Common to Pontiac and Saturn are the Kappa roadsters. I've stated what I don't like in previous posts. All of that would be erased with a small V8 under the hood. This is the American way to build such a car, and if someone doesn't like that fact, they are welcome to get on the next boat to France and spend the rest of their lives fawning over the virtues of Citreon's air suspension. Goddammit, we're supposed to be the world's sole remaining superpower and we're stuck trying to build a pudgey roadster with a fuckin' inline-4. That sort of attitude during WWII would have had us speaking Japanese or German by now (which I'm not sure). Grow some balls, put a smallblock underneath the hood and create the next cult car, because I guaran-fucking-tee that middle-aged men don't get boners over classic ponycars by thinking about base-model engines. I swear, any man who thinks that 170 HP is sufficient for a 2900 lb car probably needs to be slapped hard enough to dislodge the cock from their mouth that is currently occupying the majority of their attention. The last time that sort of power-to-weight ratio was acceptable, it was still cool to wear pastel T-shirts under sportcoats.

Buick - I don't fucking know what to do with them, nor do I care much right now. Even if GM dumped every dime they had into the three-crest divsion, it wouldn't be enough to save their bacon. So let's ignore them for now. OK, that's not fair - let's give them something along the lines of the T-Types and Grand Nationals of the 1980s - maybe their own version of the GTO with a wicked supercharged 3800, since that engine is tragically underutilized in GM's FWD product due to their use of a 20-year-old transaxle. 350 HP seems like a nice number to shoot for from the factory (leverage Holden's relationship with Calloway if necessary), and let the aftermarket go nuts. This could be an instant cult car along the lines of the Toyota Supra.

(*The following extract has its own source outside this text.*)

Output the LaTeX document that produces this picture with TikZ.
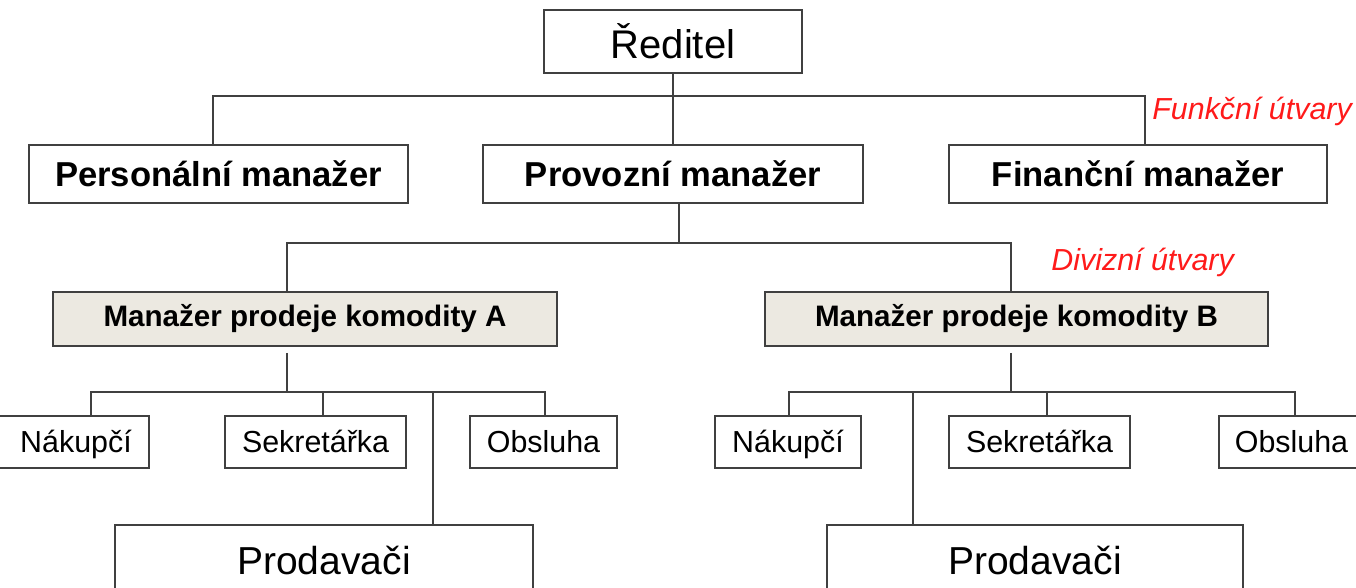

GMC - Yikes. Over the past 15 years, pretty much since the days of the "merger" of their Class 8 busines with White and the eventual sell-off to Volvo, this division has been meandering along the verge of meaningless. Yet, there's still some folks out there that remember what the GMC nameplate used to mean, and those people specifically walked into that dealership because a big General, Brigidier, or cabover Astro sitting on the same lot gave their "little truck" instant credibility. How to restore that? Hmm. Probably ain't gonna happen, at least not easily. The first step might be to given GMC the exclusive rights to commercial vehicles (cab-chassis models, vans, etc.). Next, no more crap like the Envoy whatchamacallit with the retractable roof. If there's going to be something special, how about a one-ton-plus model that trumps Dodge and Ford without getting as ridiculous as the International SXT? Next, GMC needs truly distinctive sheetmetal. Right now, they have different parts than the comparible Chevy models, but the subtle differences are enough to make one ask "Why bother?". So as long as seperate tooling is being make, stir things up. Something needs to be done here, since GMC is current GM's second-biggest brand from a sales perspective.

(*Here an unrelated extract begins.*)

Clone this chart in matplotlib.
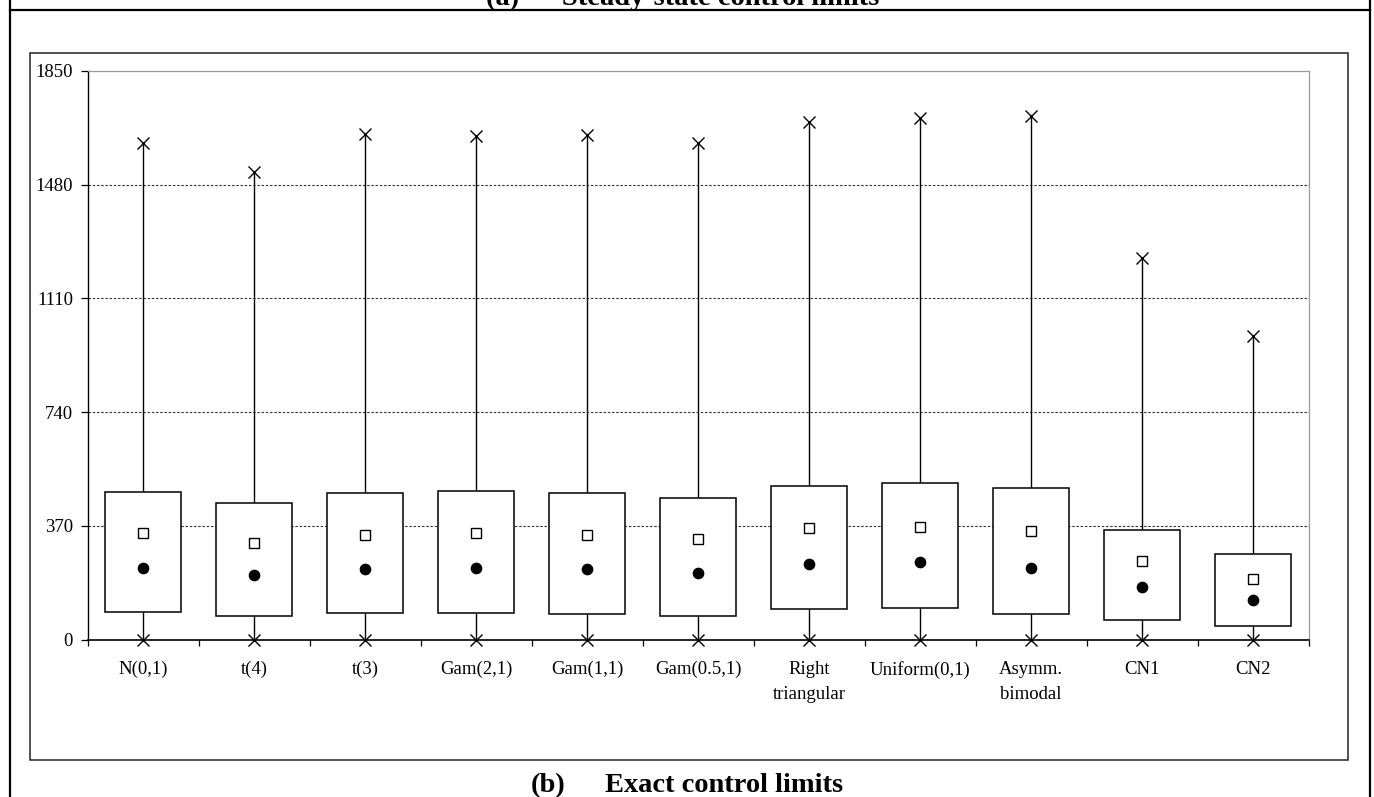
import matplotlib
matplotlib.use("Agg")
import matplotlib.pyplot as plt
from matplotlib.patches import Rectangle
from matplotlib.lines import Line2D

# ---- data ----
categories = ["N(0,1)", "t(4)", "t(3)", "Gam(2,1)", "Gam(1,1)", "Gam(0.5,1)",
              "Right\ntriangular", "Uniform(0,1)", "Asymm.\nbimodal", "CN1", "CN2"]
max_vals = [1615, 1522, 1645, 1638, 1642, 1615, 1683, 1697, 1705, 1242, 987]
q3_vals = [479, 443, 476, 483, 477, 459, 501, 508, 494, 357, 279]
mean_vals = [345, 315, 341, 345, 341, 328, 363, 366, 352, 256, 198]
median_vals = [232, 211, 228, 232, 228, 218, 246, 252, 232, 171, 129]
q1_vals = [90, 77, 87, 87, 83, 77, 100, 103, 83, 62, 45]
min_vals = [0, 0, 0, 0, 0, 0, 0, 0, 0, 0, 0]
yticks = [0, 370, 740, 1110, 1480, 1850]

W, H = 1374, 797
plt.rcParams['font.family'] = ['Liberation Serif', 'DejaVu Serif']

fig = plt.figure(figsize=(W / 100, H / 100), dpi=100)
fig.patch.set_facecolor('white')

# outer frame lines (table cell)
fig.add_artist(Line2D([10 / W, 10 / W], [0, 1], transform=fig.transFigure, color='black', lw=1.6))
fig.add_artist(Line2D([1370 / W, 1370 / W], [0, 1], transform=fig.transFigure, color='black', lw=1.6))
fig.add_artist(Line2D([10 / W, 1370 / W], [1 - 10 / H, 1 - 10 / H], transform=fig.transFigure, color='black', lw=1.6))

# chart area border
fig.add_artist(Rectangle((30 / W, 1 - 760 / H), (1348 - 30) / W, (760 - 53) / H,
                         transform=fig.transFigure, fill=False, ec='#222222', lw=1.1))

ax = fig.add_axes([87.5 / W, (H - 639.5) / H, (1308.5 - 87.5) / W, (639.5 - 71) / H])
ax.set_facecolor('white')

x = list(range(len(categories)))
ax.set_xlim(-0.5, len(categories) - 0.5)
ax.set_ylim(0, 1850)

# grid
for yv in yticks[1:-1]:
    ax.axhline(yv, color='#333333', lw=0.8, linestyle=(0, (2.2, 1.6)), zorder=0)

# whiskers
ax.vlines(x, q3_vals, max_vals, color='black', lw=1.0, zorder=2)
ax.vlines(x, min_vals, q1_vals, color='black', lw=1.0, zorder=2)

# boxes
heights = [a - b for a, b in zip(q3_vals, q1_vals)]
ax.bar(x, heights, bottom=q1_vals, width=0.69, facecolor='white', edgecolor='black',
       linewidth=1.1, zorder=3)

# markers
ax.plot(x, max_vals, linestyle='none', marker='x', ms=8.5, mew=1.0, color='black', zorder=5, clip_on=False)
ax.plot(x, min_vals, linestyle='none', marker='x', ms=8.5, mew=1.0, color='black', zorder=5, clip_on=False)
ax.plot(x, mean_vals, linestyle='none', marker='s', ms=7.2, mew=1.0, mfc='white', mec='black', zorder=5)
ax.plot(x, median_vals, linestyle='none', marker='o', ms=7.4, color='black', zorder=5)

# spines
for s in ['top', 'right']:
    ax.spines[s].set_color('#9a9a9a')
    ax.spines[s].set_linewidth(0.9)
ax.spines['left'].set_linewidth(1.0)
ax.spines['bottom'].set_linewidth(1.2)
ax.spines['bottom'].set_zorder(4)

# ticks
ax.set_yticks(yticks)
ax.set_yticklabels([str(v) for v in yticks])
ax.tick_params(axis='y', direction='out', length=5, width=0.9, pad=5.5, labelsize=13.5)
ax.set_xticks(x)
ax.set_xticklabels(categories, linespacing=1.65)
ax.tick_params(axis='x', which='major', length=0, pad=15.5, labelsize=13.5)
ax.set_xticks([i - 0.5 for i in range(len(categories) + 1)], minor=True)
ax.tick_params(axis='x', which='minor', direction='out', length=4.5, width=0.9)

# panel captions
fig.text(683 / W, 1 - 5 / H, "(a)      Steady-state control limits", ha='center', va='baseline',
         fontsize=20.5, fontweight='bold')
fig.text(548 / W, 1 - 792 / H, "(b)", ha='center', va='baseline', fontsize=20.5, fontweight='bold')
fig.text(605 / W, 1 - 792 / H, "Exact control limits", ha='left', va='baseline',
         fontsize=20.5, fontweight='bold')

fig.savefig('out.png', dpi=100, facecolor='white')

Chevy - Build a full-size RWD sedan. Sell it in a variety of trim packages, from "I can't believe that geezer made it into the showroom without a walker" to "anything shy of a Nextel Cup car will look pussified in comparision". Price it right. Use it to replace the Impala, and let Ford mop up the wuss FWD sedan market with their Five Hundred (which, uh, is going to happen anyways). Bonus points for building a full-size wagon with a 3rd-row seat of marginal usefulness. Redesign the Malibu to look more like something - anything - from the Sixties. Rush the SS version into production with a ballsy motor, AWD, and a manual transmission (same for the Maxx wagon). Fix the trucks. Offer a diesel in the Colorado, and figure out a solution for the half-ton trucks and SUVs immediately - it'll pay off when the gas crunch comes.

Cadillac - keep doing what you're doing, and hope it continues to rake in enough cash to fund other operations in the short term. Don't get lazy and sit on things for too long - maintain a consistant 4- or 5-year model cycle, with updates inbetween.

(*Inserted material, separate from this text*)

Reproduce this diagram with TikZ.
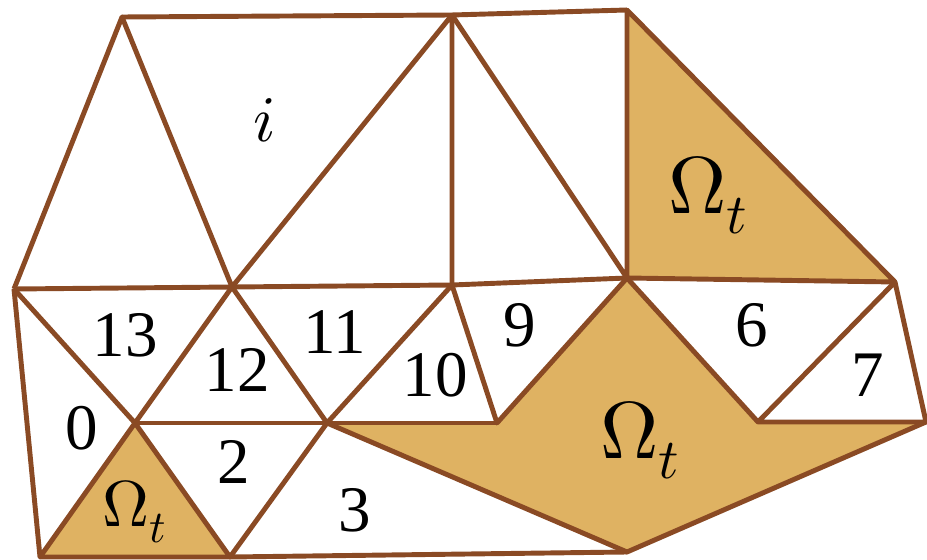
\documentclass[tikz,border=0pt]{standalone}
\usepackage{fontspec}
\usepackage{unicode-math}
\setmainfont{Liberation Serif}
\definecolor{meshbrown}{RGB}{138,74,36}
\definecolor{omegafill}{RGB}{223,178,98}
\tikzset{
  mesh/.style={draw=meshbrown, line width=2.8pt, line join=round},
  omega/.style={fill=omegafill},
  lbl/.style={font=\fontsize{37}{40}\selectfont, inner sep=0pt},
  biglbl/.style={font=\fontsize{46}{50}\selectfont, inner sep=0pt}
}
\begin{document}
\begin{tikzpicture}[x=0.02cm, y=-0.02cm]
    \useasboundingbox (0,0) rectangle (927,560);
    % vertices
    \coordinate (A) at (122,17);
    \coordinate (B) at (452,15);
    \coordinate (C) at (627,10);
    \coordinate (D) at (14,289);
    \coordinate (E) at (232,287);
    \coordinate (F) at (452,285);
    \coordinate (G) at (627,278);
    \coordinate (H) at (895,282);
    \coordinate (I) at (135,423);
    \coordinate (J) at (327,423);
    \coordinate (K) at (497,423);
    \coordinate (L) at (758,422);
    \coordinate (M) at (926,422);
    \coordinate (N) at (40,557);
    \coordinate (O) at (230,557);
    \coordinate (P) at (627,552);

    % shaded elements
    \fill[omega] (C) -- (G) -- (H) -- cycle;
    \fill[omega] (J) -- (K) -- (G) -- (L) -- (M) -- (P) -- cycle;
    \fill[omega] (N) -- (I) -- (O) -- cycle;

    % top row
    \draw[mesh] (A) -- (B) -- (C);
    \draw[mesh] (D) -- (A) -- (E) -- (B) -- (F);
    \draw[mesh] (B) -- (G) -- (C) -- (H) -- (G);
    \draw[mesh] (D) -- (E) -- (F) -- (G);

    % middle row
    \draw[mesh] (D) -- (I) -- (E) -- (J) -- (F) -- (K) -- (G) -- (L) -- (H) -- (M) -- (L);
    \draw[mesh] (I) -- (J) -- (K);

    % bottom row
    \draw[mesh] (D) -- (N) -- (I) -- (O) -- (J) -- (P) -- (M);
    \draw[mesh] (N) -- (O) -- (P);

    % labels
    \node[lbl] (li) at (265,120) {$i$};
    \node[biglbl] (wtop) at (708,195) {$\Omega_t$};
    \node[lbl] (l13) at (125,335) {13};
    \node[lbl] (l12) at (237,370) {12};
    \node[lbl] (l11) at (335,332) {11};
    \node[lbl] (l10) at (435,375) {10};
    \node[lbl] (l9) at (520,325) {9};
    \node[lbl] (l6) at (752,325) {6};
    \node[lbl] (l7) at (868,375) {7};
    \node[lbl] (l0) at (82,428) {0};
    \node[lbl] (l2) at (234,462) {2};
    \node[lbl] (l3) at (355,510) {3};
    \node[biglbl] (wmid) at (640,440) {$\Omega_t$};
    \node[lbl] (wbot) at (135,512) {$\Omega_t$};
\end{tikzpicture}
\end{document}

So, there it is. A list of perfectly fine suggestions, none of which will happen except by pure accident. We're probably not too far from the point where we accept that it's the end and start reflecting on the good times, but maybe things will turn around yet. After all, for all the inertia in the auto industry, fortunes change in the blink of an eye, and often for unexpected reasons. Perhaps the GMT900 trucks are a smash hit, or maybe the new stuff from the past two years decides to take the slow-but-steady growth path.

But if I were GM, I'd be taking a good hard look at every single product that's out there, and figuring how to maximize return on what little cash they have left. Incentives may have worked in the short term, but that $12B/year ($3K average spread over 4 million units/year - a rough guess) might have been better spent in product development, and it's time for that sort of thought process to dominate in Detroit.